Inspired by the work and thinking of 20th century writer and philosopher Hannah Arendt, and by Diving for Pearls, a book about Arendt by Kathleen B. Jones, this workshop guides participants as they write and share stories “to know precisely what the past was, to [explore] this knowledge and these memories, and then to wait and see what comes of knowing and [remembering],” as Arendt put it. Arendt believed strongly in living life in a way that is thoughtful and moral, even if it means taking risks, so that we are not simply “a leaf blowing in the whirlwind of time.”
Through writing prompts and facilitated exercises, along with a look at Arendt’s wise words, we will celebrate what Goethe called “life’s labyrinthine, erring course,” as our narratives “recall significant events in our lives by telling one story among many, so that they can live on.”
FINDING THE GOLDEN FLEECE: Writing Our Archetypal Journeys
What do heroic literary figures like King Arthur and Harry Potter, or real-life people like Harriet Tubman and Harriet Beecher Stowe have in common? They all have a great story to tell. But it’s more than an exciting narrative: Each of them has been on an archetypal journey – a heroic exploration, full of adventure, fraught with risk, and ultimately rich with reward. As they seek to find meaning in a complex world, these characters or people are changed forever by experiences peopled with mentors, villains, jesters, and other archetypes. We’ll explore our own archetypal journeys as we reach for the “Golden Fleece” in our lives.
IDENTITY AND CULTURE ON THE PAGE: A Writing Workshop about Our Roots
Culture and tradition play a large part in shaping our individual and group identities. This workshop, which draws upon cultural traditions, rituals and experience, provides an opportunity to write about who we are and where we come from – geographically, historically, and emotionally. Whether whimsical or wise, join in crafting written explorations that takes us back to our roots!
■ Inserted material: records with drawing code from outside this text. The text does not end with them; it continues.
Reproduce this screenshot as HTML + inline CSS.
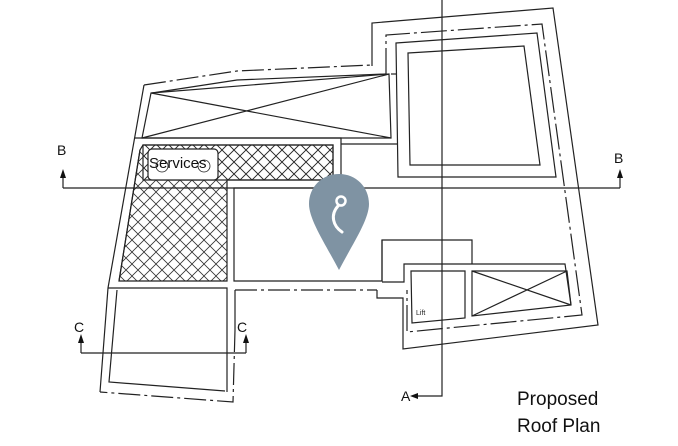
<!DOCTYPE html>
<html><head><meta charset="utf-8"><style>html,body{margin:0;padding:0;background:#fff}svg{display:block}</style></head><body>
<svg width="678" height="446" viewBox="0 0 678 446" xmlns="http://www.w3.org/2000/svg" font-family="Liberation Sans, sans-serif">
<defs>
<pattern id="h" width="12" height="12" patternUnits="userSpaceOnUse">
<path d="M0 0L12 12M12 0L0 12" stroke="#333" stroke-width="0.8"/>
</pattern>
</defs>
<g fill="none" stroke="#222" stroke-width="1.2">
<!-- outer boundary -->
<path d="M372 66V23L553 8L598 325L403 349V298H377V290"/>
<path d="M144 85L237 71L372 65" stroke-dasharray="22 4 3 4"/>
<path d="M235 290H377" stroke-dasharray="22 4 3 4"/>
<path d="M235 290V330"/>
<path d="M235 330L233 402L100 392" stroke-dasharray="22 4 3 4"/>
<path d="M100 392L108 288L144 85"/>
<!-- second line -->
<path d="M386 74V35L542 24L582 315L407 332V290" stroke-dasharray="26 4 3 4"/>
<path d="M152 93L237 80L386 74"/>
<path d="M140 150L119 281"/>
<path d="M108 288H227V392"/>
<path d="M117 290L109 382L225 391"/>
<!-- top X box -->
<path d="M151 93L389 74L391 138H142Z"/>
<path d="M151 93L391 138M389 74L142 138"/>
<!-- right upper room -->
<path d="M396 43L537 33L556 177H398Z"/>
<path d="M408 53L524 46L540 165H410Z"/>
<path d="M341 144H398"/>
<path d="M391 74H396"/>
<!-- services block -->
<path d="M135 138H341V188"/>
<rect x="143" y="145" width="190" height="35" fill="url(#h)"/>
<path d="M143 145H333V180H227V281H119L140 150Z" fill="url(#h)"/>
<rect x="148" y="149" width="70" height="31" rx="4" fill="#fff"/>
<circle cx="162" cy="166" r="6" stroke-width="0.8"/>
<circle cx="204" cy="166" r="6" stroke-width="0.8"/>
<path d="M382 240V281H234V188H341"/>
<!-- lift area -->
<path d="M382 281V240H472V264"/>
<path d="M382 282H404V264H565L571 305"/>
<path d="M411 271H465V318L412 323Z"/>
<path d="M472 271H567L571 305L472 316Z"/>
<path d="M472 271L571 305M567 271L472 316"/>
<!-- section lines -->
<path d="M442 0V396H418"/>
<path d="M63 188H620"/>
<path d="M63 188V175M620 188V175"/>
<path d="M81 353H246"/>
<path d="M81 353V340M246 353V340"/>
</g>
<g fill="#111">
<path d="M418 393L410 396L418 399Z"/>
<path d="M60 178L63 169L66 178Z"/>
<path d="M617 178L620 169L623 178Z"/>
<path d="M78 343L81 334L84 343Z"/>
<path d="M243 343L246 334L249 343Z"/>
</g>
<g font-size="14" fill="#111">
<text x="57" y="155">B</text>
<text x="614" y="163">B</text>
<text x="74" y="332">C</text>
<text x="237" y="332">C</text>
<text x="401" y="401">A</text>
</g>
<text x="149" y="168" font-size="15" fill="#111">Services</text>
<text x="416" y="315" font-size="7" fill="#222">Lift</text>
<text x="517" y="405" font-size="19" fill="#111">Proposed</text>
<text x="517" y="432" font-size="19" fill="#111">Roof Plan</text>
<!-- pin -->
<path d="M339 174C356 174 369 187 369 204C369 220 352 245 339 270C326 245 309 220 309 204C309 187 322 174 339 174Z" fill="#7f93a3"/>
<circle cx="341" cy="201" r="4.5" fill="none" stroke="#fff" stroke-width="2.5"/>
<path d="M338 206C330 215 333 226 342 232" fill="none" stroke="#fff" stroke-width="3" stroke-linecap="round"/>
</svg>
</body></html>
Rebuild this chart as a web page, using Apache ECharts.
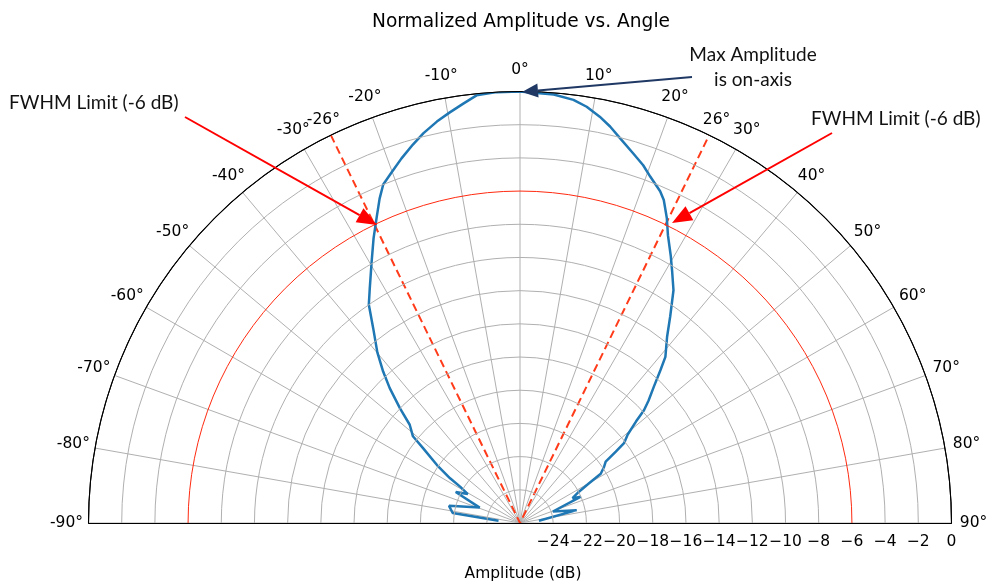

We can learn a great deal about other countries and cultures by reading stories written by the world’s great writers. We can also tell our own tales of cultural heritage, family rituals, travel experiences and wish list adventures when we take time to reflect upon them through creative expression. This workshop includes reading and discussing selected short stories by such luminaries as Jhumpa Lahiri, Edwidge Danticat, James Joyce, Ernest Hemingway and others. It also offers prompts for our own writing, both in workshop time and in “homework” assignments, to be shared voluntarily in when we meet. Come prepared to wish, wonder and write!
MAKING MEANING OF MEMORY --WITHOUT FALLING DOWN THE RABBIT HOLE!
Memories provide insight into our lives and help us to understand who we are (and how we got that way). They can offer meaningful triggers for writers in all genre, not just memoirists. Often, however, writing from memory can lead us down a dark rabbit hole of introspection. Take heart! As George Gershwin knew, “It ain’t necessarily so!” This workshop focuses on our life experiences with rigor and honesty, but without falling down the dark hole of humorless self-absorption. We will emphasize the funny side of things as we remember and reflect upon the loony world in which we live. What could be better in this time of angst? Come with ideas, memories, laptop or paper/pen, and a sense of the funny and absurd!
Writing Our Way to Resistance!
“May you live in interesting times.” That well-known expression is relevant in many ways at a time in our history when raising our voices through artistic expression has become vital. Whether we paint, compose or literally speak out, giving voice to our feelings and values is necessary. Writers do this by way of creative expression through fiction, poetry, and creative non-fiction, including essays and commentary. This workshop provides an opportunity for writers at all levels to craft personal expressions of resistance in their own ways and their own voices.